By Phil Mercer
Some women on the British Pacific colony of Pitcairn have criticised sex abuse trials due to get under way on the remote island on Wednesday.
Some of the island's women have spoken out in defence of the men
Seven men, or half the adult male population of the tiny community, are facing more than 50 charges.
At a public meeting on Pitcairn, female residents claimed it was customary for girls on the island to have sex as young as 12.
Some alleged victims of abuse had been coerced into testifying, they said.
The accused include the island's mayor, Steve Christian, and his son Randy.
Also facing charges are Len Brown, his son Dave, Jay Warren, Terry Young and Dennis Christian.
Many of the women of Pitcairn, one of the world's most remote communities, believe that the charges against the seven are unfair.
The wives, daughters, sisters and mothers of some of the accused have spoken out to declare the men's innocence.
They have insisted that while under-age sex was a traditional part of island life, it was consensual.
Judges and lawyers have travelled from New Zealand to Pitcairn
Prosecutors have said there is an ingrained culture of using children for sex on the island, a tiny volcanic speck that lies half-way between New Zealand and Peru.

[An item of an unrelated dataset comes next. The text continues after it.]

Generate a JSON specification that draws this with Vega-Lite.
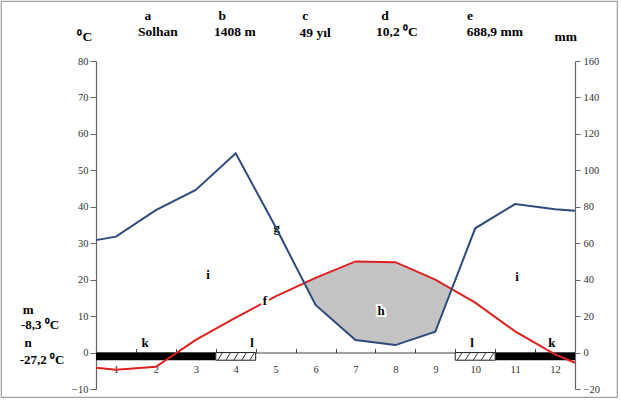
{
  "$schema": "https://vega.github.io/schema/vega-lite/v6.json",
  "width": 616,
  "height": 396,
  "autosize": {"type": "none"},
  "padding": {"left": 1, "top": 1, "right": 4, "bottom": 4},
  "background": "white",
  "config": {
    "view": {"stroke": "#a0a0a0", "strokeWidth": 1.2},
    "font": "Liberation Serif",
    "axis": {"grid": false, "labelFont": "Liberation Serif", "labelFontSize": 10.5, "labelColor": "#333333", "domainColor": "#666666", "tickColor": "#666666", "domainWidth": 1.2, "tickWidth": 1}
  },
  "datasets": {
    "temp": [
      {"m": 0.5, "t": -4.2}, {"m": 1, "t": -4.7}, {"m": 2, "t": -3.9}, {"m": 3, "t": 3.5},
      {"m": 4, "t": 9.6}, {"m": 5, "t": 15.4}, {"m": 6, "t": 20.5}, {"m": 7, "t": 25.0},
      {"m": 8, "t": 24.8}, {"m": 9, "t": 20.0}, {"m": 10, "t": 13.7}, {"m": 11, "t": 5.8},
      {"m": 12, "t": -0.5}, {"m": 12.5, "t": -2.8}
    ],
    "prec": [
      {"m": 0.5, "p": 61.7}, {"m": 1, "p": 63.6}, {"m": 2, "p": 78.2}, {"m": 3, "p": 89.2},
      {"m": 4, "p": 109.3}, {"m": 5, "p": 68.9}, {"m": 6, "p": 26.1}, {"m": 7, "p": 6.9},
      {"m": 8, "p": 4.1}, {"m": 9, "p": 11.4}, {"m": 10, "p": 68.2}, {"m": 11, "p": 81.5},
      {"m": 12, "p": 78.6}, {"m": 12.5, "p": 77.8}
    ],
    "dry": [
      {"m": 5.74, "lo": 19.1, "hi": 19.1}, {"m": 6, "lo": 13.05, "hi": 20.5},
      {"m": 7, "lo": 3.45, "hi": 25.0}, {"m": 8, "lo": 2.05, "hi": 24.8},
      {"m": 9, "lo": 5.7, "hi": 20.0}, {"m": 9.41, "lo": 17.4, "hi": 17.4}
    ],
    "frost": [
      {"from": 0.5, "to": 3.5, "kind": "certain"}, {"from": 10.5, "to": 12.5, "kind": "certain"},
      {"from": 3.5, "to": 4.5, "kind": "probable"}, {"from": 9.5, "to": 10.5, "kind": "probable"}
    ],
    "hatch": [
      {"a": 3.55, "b": 3.67}, {"a": 3.75, "b": 3.87}, {"a": 3.95, "b": 4.07}, {"a": 4.15, "b": 4.27}, {"a": 4.35, "b": 4.47},
      {"a": 9.55, "b": 9.67}, {"a": 9.75, "b": 9.87}, {"a": 9.95, "b": 10.07}, {"a": 10.15, "b": 10.27}, {"a": 10.35, "b": 10.47}
    ],
    "header": [
      {"m": 1.80, "v": 92.4, "text": "a"}, {"m": 2.05, "v": 88.0, "text": "Solhan"},
      {"m": 3.66, "v": 92.4, "text": "b"}, {"m": 3.98, "v": 88.0, "text": "1408 m"},
      {"m": 5.74, "v": 92.4, "text": "c"}, {"m": 5.99, "v": 87.6, "text": "49 yıl"},
      {"m": 7.74, "v": 92.4, "text": "d"}, {"m": 8.04, "v": 88.0, "text": "10,2 ⁰C"},
      {"m": 9.87, "v": 92.4, "text": "e"}, {"m": 10.49, "v": 88.0, "text": "688,9 mm"},
      {"m": 0.22, "v": 86.6, "text": "⁰C"}, {"m": 12.27, "v": 86.6, "text": "mm"}
    ],
    "notes": [
      {"m": 1.73, "v": 2.6, "text": "k"}, {"m": 11.92, "v": 2.6, "text": "k"},
      {"m": 4.41, "v": 2.6, "text": "l"}, {"m": 9.92, "v": 2.6, "text": "l"},
      {"m": 3.31, "v": 21.3, "text": "i"}, {"m": 11.05, "v": 20.7, "text": "i"},
      {"m": 5.03, "v": 34.2, "text": "g"}, {"m": 4.73, "v": 14.1, "text": "f"},
      {"m": 7.64, "v": 11.4, "text": "h"},
      {"m": -1.2, "v": 11.7, "text": "m"}, {"m": -0.9, "v": 7.5, "text": "-8,3 ⁰C"},
      {"m": -1.2, "v": 2.6, "text": "n"}, {"m": -0.85, "v": -2.1, "text": "-27,2 ⁰C"}
    ]
  },
  "layer": [
    {
      "layer": [
        {
          "data": {"name": "dry"},
          "mark": {"type": "area", "color": "#c3c3c3", "opacity": 1},
          "encoding": {
            "x": {"field": "m", "type": "quantitative", "title": null,
                  "scale": {"domain": [0.5, 12.5], "range": [95, 574], "nice": false, "zero": false},
                  "axis": {"orient": "bottom", "offset": -44.5, "values": [1,2,3,4,5,6,7,8,9,10,11,12], "tickOffset": 20, "labelOffset": -20, "tickSize": -4, "labelPadding": 16, "domainColor": "#444444", "tickColor": "#444444", "title": null}},
            "y": {"field": "hi", "type": "quantitative", "title": null,
                  "scale": {"domain": [-10, 80], "range": [388, 60], "nice": false, "zero": false},
                  "axis": {"orient": "left", "offset": -95, "values": [-10,0,10,20,30,40,50,60,70,80], "tickSize": 6, "labelPadding": 2, "title": null}},
            "y2": {"field": "lo"}
          }
        },
        {
          "data": {"name": "frost"},
          "transform": [{"filter": "datum.kind == 'certain'"}],
          "mark": {"type": "rect", "color": "black"},
          "encoding": {
            "x": {"field": "from", "type": "quantitative", "title": null},
            "x2": {"field": "to"},
            "y": {"datum": 0, "type": "quantitative", "title": null},
            "y2": {"datum": -2.1}
          }
        },
        {
          "data": {"name": "frost"},
          "transform": [{"filter": "datum.kind == 'probable'"}],
          "mark": {"type": "rect", "fill": "white", "stroke": "#222222", "strokeWidth": 1},
          "encoding": {
            "x": {"field": "from", "type": "quantitative", "title": null},
            "x2": {"field": "to"},
            "y": {"datum": 0, "type": "quantitative", "title": null},
            "y2": {"datum": -2.1}
          }
        },
        {
          "data": {"name": "hatch"},
          "mark": {"type": "rule", "color": "#333333", "strokeWidth": 1},
          "encoding": {
            "x": {"field": "a", "type": "quantitative", "title": null},
            "x2": {"field": "b"},
            "y": {"datum": -2.1, "type": "quantitative", "title": null},
            "y2": {"datum": 0}
          }
        },
        {
          "data": {"name": "temp"},
          "mark": {"type": "line", "color": "#dd2020", "strokeWidth": 2},
          "encoding": {
            "x": {"field": "m", "type": "quantitative", "title": null},
            "y": {"field": "t", "type": "quantitative", "title": null}
          }
        },
        {
          "data": {"name": "header"},
          "mark": {"type": "text", "font": "Liberation Serif", "fontWeight": "bold", "fontSize": 13.5, "color": "black", "baseline": "middle"},
          "encoding": {
            "x": {"field": "m", "type": "quantitative", "title": null},
            "y": {"field": "v", "type": "quantitative", "title": null},
            "text": {"field": "text"}
          }
        },
        {
          "data": {"name": "notes"},
          "mark": {"type": "text", "font": "Liberation Serif", "fontWeight": "bold", "fontSize": 13, "stroke": "white", "strokeWidth": 4, "color": "white", "baseline": "middle"},
          "encoding": {
            "x": {"field": "m", "type": "quantitative", "title": null},
            "y": {"field": "v", "type": "quantitative", "title": null},
            "text": {"field": "text"}
          }
        },
        {
          "data": {"name": "notes"},
          "mark": {"type": "text", "font": "Liberation Serif", "fontWeight": "bold", "fontSize": 13, "color": "black", "baseline": "middle"},
          "encoding": {
            "x": {"field": "m", "type": "quantitative", "title": null},
            "y": {"field": "v", "type": "quantitative", "title": null},
            "text": {"field": "text"}
          }
        }
      ]
    },
    {
      "layer": [
        {
          "data": {"name": "prec"},
          "mark": {"type": "line", "color": "#2e4a7a", "strokeWidth": 2},
          "encoding": {
            "x": {"field": "m", "type": "quantitative", "title": null},
            "y": {"field": "p", "type": "quantitative", "title": null,
                  "scale": {"domain": [-20, 160], "range": [388, 60], "nice": false, "zero": false},
                  "axis": {"orient": "right", "offset": -42, "values": [-20,0,20,40,60,80,100,120,140,160], "tickSize": 5, "labelPadding": 3, "title": null}}
          }
        }
      ]
    }
  ],
  "resolve": {"scale": {"y": "independent"}}
}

The seven men are charged with various offences including rape. They are expected to mount a defence based on a challenge to Britain's authority over the island.
Judges, lawyers and other court staff have made the long journey from New Zealand for the trial.
The islanders are descendents of mutineers who seized control of the British navy vessel HMS Bounty in 1789.
They landed on the uninhabited island of Pitcairn a year later with a group of Polynesian men and women and remained undiscovered for almost 20 years.